Sony VPL-HW30ES Home Theater Projector Review
Of the movies I viewed and took images of, many provide skin tones that I can only call natural and easy. Lord of the Rings and the modern Bond flicks I use fit that description. By comparison, movies like Red, and Star Trek (the new one), the Bourne movies, and many action movies in general, seem to push the dynamics, and therefore provide a projector with less accurate, and less forgiving skin tones to reproduce.
Below are our three James Bond images from Casino Royale. Each has a different lighting scenario, the first – full sunlight, the second image; indoor fluorescent, and finally, filtered sunlight in the third image. And as one would expect, that causes each image of James Bond – Daniel Craig – to have different looking skin tones. All look pretty good!
Sony VPL-HW30ES Black Levels & Shadow Detail
VPL-HW30ES Black Levels
Sony’s black level performance, i.e.,how close the HW30 comes to getting inky blacks, rather than medium dark grays, is very good.
The HW30’s black level performance is great, but it isn’t going to match the best of the more expensive projectors, and even a couple of lower priced ones. If you are a black level fanatic, like me, you can be very happy with the VPL-HW30ES, even knowing that there are a few projectors that can do better still. I identify the Sony as a very good “ultra high contrast” projector. Forget the claims, I use the term subjectively, as a way of saying, “black performance we only dreamed about 4-5 years ago” (except in comparison with those old CRTs which really can do a true black).
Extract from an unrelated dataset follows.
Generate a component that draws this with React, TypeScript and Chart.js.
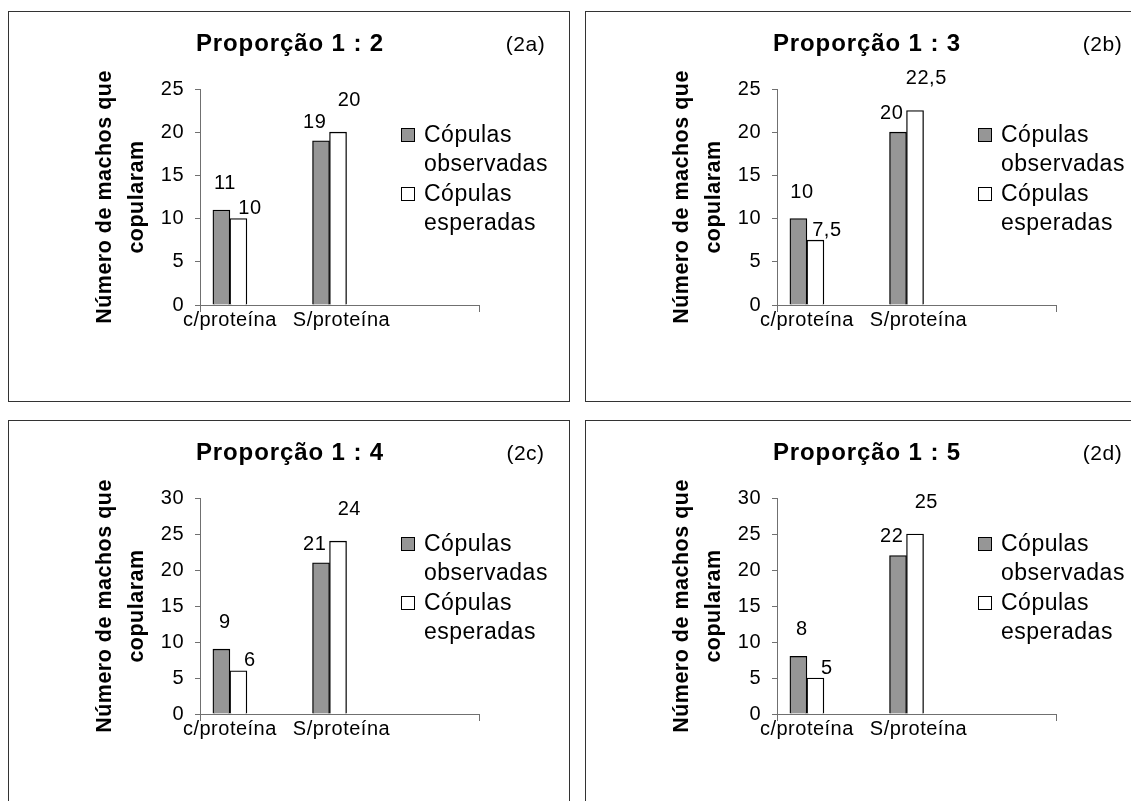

From a practical standpoint the Sony does well enough, with likely only one less expensive projector that does a bit better, the Epson Home Cinema 8700UB, and therefore also likely, the Home Cinema 5010 that will replace it. That said, black levels are just one element. The new Epson though, is in the same price range as the Sony. My point, however is that “ultra high contrast” projectors do black levels well enough, that you will in most cases, be considering other features as at least as important, when comparing two such projectors.
That is to say, you have found a very acceptable level of black performance for the vast majority of folks. Consider placement flexibility, ease of calibrating, final color, audible noise, brightness, and other features which will likely all be factors in your choice. The difference between black performance in this price class, is real, and visible. Remember that the difference in black level performance between the Sony, the Epson, the Optoma HD8300, JVC HD250 (being discontinued), and others, is hardly “night and day”.